→ **Requirement**
Identify all lines in the data containing the string "diagram". Copy them out.

→ **Data to process**
* Start *

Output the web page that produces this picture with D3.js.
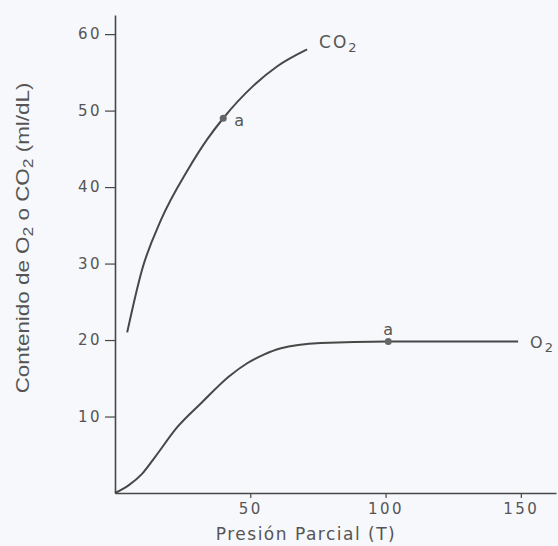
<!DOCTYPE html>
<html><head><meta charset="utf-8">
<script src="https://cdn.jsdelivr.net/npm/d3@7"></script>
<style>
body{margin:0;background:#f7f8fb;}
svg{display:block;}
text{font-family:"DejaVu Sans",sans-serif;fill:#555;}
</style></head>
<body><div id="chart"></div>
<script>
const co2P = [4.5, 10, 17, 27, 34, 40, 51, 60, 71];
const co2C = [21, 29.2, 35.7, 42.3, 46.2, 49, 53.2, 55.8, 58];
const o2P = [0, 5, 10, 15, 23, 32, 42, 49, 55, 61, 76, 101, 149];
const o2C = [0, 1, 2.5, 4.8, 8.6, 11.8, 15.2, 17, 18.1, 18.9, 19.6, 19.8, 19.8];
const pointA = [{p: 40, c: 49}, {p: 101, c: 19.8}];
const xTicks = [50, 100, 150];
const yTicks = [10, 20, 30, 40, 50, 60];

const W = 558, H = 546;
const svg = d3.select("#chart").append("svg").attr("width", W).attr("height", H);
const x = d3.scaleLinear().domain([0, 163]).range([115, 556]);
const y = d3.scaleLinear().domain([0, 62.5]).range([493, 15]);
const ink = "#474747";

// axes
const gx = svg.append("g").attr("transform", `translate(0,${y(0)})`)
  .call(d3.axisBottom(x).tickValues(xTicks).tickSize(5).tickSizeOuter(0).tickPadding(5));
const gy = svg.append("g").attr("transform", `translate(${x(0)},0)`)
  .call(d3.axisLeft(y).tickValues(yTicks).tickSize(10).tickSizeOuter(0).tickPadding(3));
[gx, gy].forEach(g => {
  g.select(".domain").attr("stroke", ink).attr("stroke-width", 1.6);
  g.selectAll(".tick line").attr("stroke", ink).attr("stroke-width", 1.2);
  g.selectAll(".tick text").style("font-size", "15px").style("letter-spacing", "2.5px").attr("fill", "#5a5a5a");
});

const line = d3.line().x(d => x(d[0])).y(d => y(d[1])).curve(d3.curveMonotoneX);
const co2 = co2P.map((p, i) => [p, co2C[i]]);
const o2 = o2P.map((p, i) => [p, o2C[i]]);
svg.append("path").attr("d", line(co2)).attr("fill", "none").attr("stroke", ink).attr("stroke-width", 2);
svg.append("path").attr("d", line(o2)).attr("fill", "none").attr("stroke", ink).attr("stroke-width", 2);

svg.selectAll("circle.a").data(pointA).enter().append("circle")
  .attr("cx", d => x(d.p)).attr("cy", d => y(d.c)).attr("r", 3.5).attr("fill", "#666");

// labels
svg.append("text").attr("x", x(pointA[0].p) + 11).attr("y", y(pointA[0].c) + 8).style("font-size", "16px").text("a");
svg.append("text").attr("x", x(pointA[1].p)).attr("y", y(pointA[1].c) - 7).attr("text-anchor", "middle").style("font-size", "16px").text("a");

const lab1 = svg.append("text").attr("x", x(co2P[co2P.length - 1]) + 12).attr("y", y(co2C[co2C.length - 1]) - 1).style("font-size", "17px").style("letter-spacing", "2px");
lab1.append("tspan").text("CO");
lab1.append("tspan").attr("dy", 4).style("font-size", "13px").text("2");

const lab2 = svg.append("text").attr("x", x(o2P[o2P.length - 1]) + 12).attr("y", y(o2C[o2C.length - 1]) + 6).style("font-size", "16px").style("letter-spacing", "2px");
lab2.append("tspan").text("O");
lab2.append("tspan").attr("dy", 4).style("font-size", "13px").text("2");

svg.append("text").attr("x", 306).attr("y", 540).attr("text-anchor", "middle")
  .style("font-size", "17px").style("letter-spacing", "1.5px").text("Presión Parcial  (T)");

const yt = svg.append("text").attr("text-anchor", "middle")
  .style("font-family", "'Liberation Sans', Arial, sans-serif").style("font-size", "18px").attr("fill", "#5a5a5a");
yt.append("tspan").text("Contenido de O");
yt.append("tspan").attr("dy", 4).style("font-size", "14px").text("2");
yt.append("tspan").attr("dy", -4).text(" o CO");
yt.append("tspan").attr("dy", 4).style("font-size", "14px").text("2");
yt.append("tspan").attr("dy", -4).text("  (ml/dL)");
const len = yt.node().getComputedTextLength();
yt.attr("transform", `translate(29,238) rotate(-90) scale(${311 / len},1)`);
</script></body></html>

* End *
* Start *

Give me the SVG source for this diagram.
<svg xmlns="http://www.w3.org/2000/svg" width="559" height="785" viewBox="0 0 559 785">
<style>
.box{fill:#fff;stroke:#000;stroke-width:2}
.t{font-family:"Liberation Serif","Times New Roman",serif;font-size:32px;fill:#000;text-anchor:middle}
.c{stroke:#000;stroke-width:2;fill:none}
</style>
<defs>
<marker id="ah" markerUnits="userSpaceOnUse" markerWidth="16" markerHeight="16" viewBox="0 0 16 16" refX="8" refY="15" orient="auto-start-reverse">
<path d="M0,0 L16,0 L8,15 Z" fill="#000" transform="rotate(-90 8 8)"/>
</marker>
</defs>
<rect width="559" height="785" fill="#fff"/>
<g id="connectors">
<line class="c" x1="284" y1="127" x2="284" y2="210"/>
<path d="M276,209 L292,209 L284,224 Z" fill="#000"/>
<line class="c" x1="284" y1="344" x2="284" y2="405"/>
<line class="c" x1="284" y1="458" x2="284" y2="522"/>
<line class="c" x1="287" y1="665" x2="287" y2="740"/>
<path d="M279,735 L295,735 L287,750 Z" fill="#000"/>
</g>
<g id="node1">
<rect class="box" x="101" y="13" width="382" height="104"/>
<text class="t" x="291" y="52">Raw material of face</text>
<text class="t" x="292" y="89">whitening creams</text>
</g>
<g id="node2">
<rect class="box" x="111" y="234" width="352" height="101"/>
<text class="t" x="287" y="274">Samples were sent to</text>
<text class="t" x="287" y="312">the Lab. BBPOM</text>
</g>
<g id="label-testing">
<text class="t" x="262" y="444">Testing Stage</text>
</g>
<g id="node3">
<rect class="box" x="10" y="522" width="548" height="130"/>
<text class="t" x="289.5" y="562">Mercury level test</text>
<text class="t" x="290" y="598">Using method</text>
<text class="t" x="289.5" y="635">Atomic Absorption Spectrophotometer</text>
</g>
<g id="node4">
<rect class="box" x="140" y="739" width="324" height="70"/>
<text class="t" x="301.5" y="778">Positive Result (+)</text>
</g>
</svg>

* End *
* Start *

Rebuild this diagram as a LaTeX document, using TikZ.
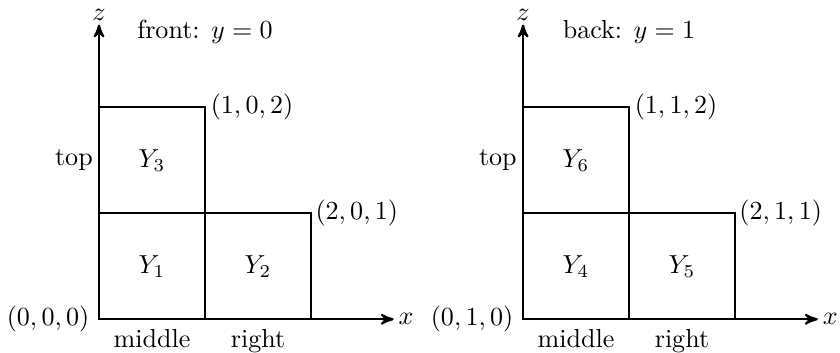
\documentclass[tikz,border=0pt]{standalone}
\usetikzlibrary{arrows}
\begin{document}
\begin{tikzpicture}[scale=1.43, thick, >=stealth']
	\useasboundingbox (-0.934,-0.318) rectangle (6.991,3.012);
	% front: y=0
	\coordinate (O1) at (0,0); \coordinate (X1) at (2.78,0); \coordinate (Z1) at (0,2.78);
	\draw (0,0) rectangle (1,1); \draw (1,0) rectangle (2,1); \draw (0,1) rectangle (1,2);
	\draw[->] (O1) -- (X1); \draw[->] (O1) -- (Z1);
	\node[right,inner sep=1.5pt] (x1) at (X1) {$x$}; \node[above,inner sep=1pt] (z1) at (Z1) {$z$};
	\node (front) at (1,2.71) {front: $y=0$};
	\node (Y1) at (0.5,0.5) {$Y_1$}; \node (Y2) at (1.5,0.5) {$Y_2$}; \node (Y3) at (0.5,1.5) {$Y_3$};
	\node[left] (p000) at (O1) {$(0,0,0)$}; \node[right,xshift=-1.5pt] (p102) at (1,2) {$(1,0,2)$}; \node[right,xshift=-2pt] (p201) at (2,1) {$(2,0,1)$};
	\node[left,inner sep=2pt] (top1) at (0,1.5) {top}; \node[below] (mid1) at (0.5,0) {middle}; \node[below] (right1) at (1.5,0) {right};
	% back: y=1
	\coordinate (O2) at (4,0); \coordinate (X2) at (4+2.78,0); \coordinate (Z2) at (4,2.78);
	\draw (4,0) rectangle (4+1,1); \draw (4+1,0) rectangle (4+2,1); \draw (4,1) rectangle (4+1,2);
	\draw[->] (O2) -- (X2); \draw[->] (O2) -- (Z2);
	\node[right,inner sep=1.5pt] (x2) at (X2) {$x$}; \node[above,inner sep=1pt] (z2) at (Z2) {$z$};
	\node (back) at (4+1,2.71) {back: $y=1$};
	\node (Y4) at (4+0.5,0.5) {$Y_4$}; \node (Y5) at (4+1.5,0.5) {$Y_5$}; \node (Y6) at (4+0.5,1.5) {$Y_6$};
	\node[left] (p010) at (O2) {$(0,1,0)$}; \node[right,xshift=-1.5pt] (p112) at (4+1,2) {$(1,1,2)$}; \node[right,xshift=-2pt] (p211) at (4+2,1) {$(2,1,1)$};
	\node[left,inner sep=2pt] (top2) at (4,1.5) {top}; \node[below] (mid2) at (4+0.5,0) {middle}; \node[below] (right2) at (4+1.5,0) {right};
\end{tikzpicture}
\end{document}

* End *

→ **Result of this exercise**
Give me the SVG source for this diagram.
Rebuild this diagram as a LaTeX document, using TikZ.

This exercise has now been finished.